Thursday, September 6, 2012


A DNA Barcode is a short standardized sequence enabling species discrimination

This short definition contains all important elements of DNA Barcoding and this post is about one very important word in it: standardized

Standards are paramount in our work and it is concerning that an increasing number of studies use different gene regions and their authors call it DNA Barcoding. I find it this even more puzzling when it comes to vertebrates where the reasons for not using COI are either traditional or even worse - the result of convenience. 

It is always exciting when new species are discovered by using DNA methods and I fully support the idea that any phylogenetic approach needs additional genetic markers, the same is true if a sufficient placement can't be made using DNA Barcoding alone. However, I will never be able to compare my barcode data on fishes with data of colleagues who decided to use cyt b instead. This is already frustrating when you try to build phylogenies. 

Phylogenetics is a good example what can go wrong when you don't agree on standards. In essence everybody can use whatever marker they think works best for them. Fortunately, that started to change over the last few years. Well, we are living in a free world, and I am the last who is going to tell somebody else how to do their job but the result is that most data that is publicly available isn't necessarily comparable. With years of experience in trying to assemble datasets for particular taxonomic groups in order to build robust phylogenies I consider it a waste of money and ignorant not to use data other researchers have generated before. However, often I simply can't do that as the allowable amount of unknown data in an analysis is limited. There isn't sufficient overlap between datasets as communities of researchers haven't agreed on common gene regions for this kind of analysis. On the contrary there were long lasting disputes about which region(s) to use. Some battles still continue.
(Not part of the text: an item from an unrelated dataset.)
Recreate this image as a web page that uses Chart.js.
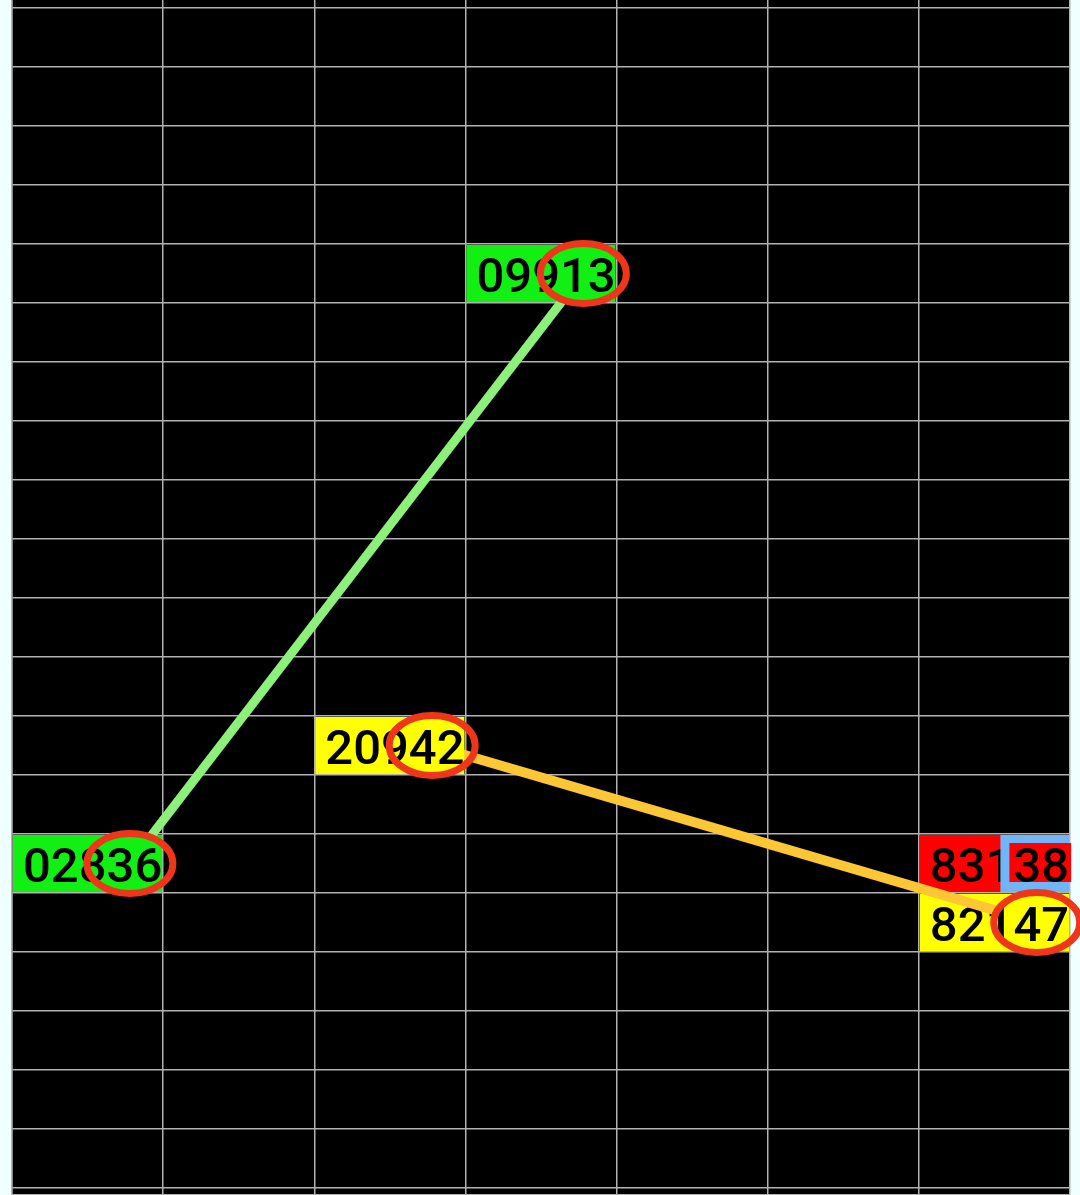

For me DNA Barcoding represented a big leap forward by proposing standard regions (and features) and in some cases it took longer find a consensus among all scientists (e.g. the plant barcode) but they did. Nevertheless, currently we have standard regions for 3 major groups: 
  • Cytochrome Oxidase I (COI or COXI) for animals
  • Ribulose-bisphosphate carboxylase gene (rbcL) and the chloroplast maturase K gene (matK) for plants
  • The complete ITS1 spacer, the 5.8S gene, and the ITS2 spacer as a single contiguous sequence (ITS) for fungi

There might be compelling reasons (especially technical ones) not to use one of those in the particular groups and people are of course always entitled to chose whatever works best for them but I would like to make two suggestions:

(1) Use the term DNA Barcoding only if you use one of the markers listed above to indicate that you follow agreed upon community standards.
(2) Give the markers at least a try to ensure that you've done what you can to contribute to a global effort and the community of your colleagues.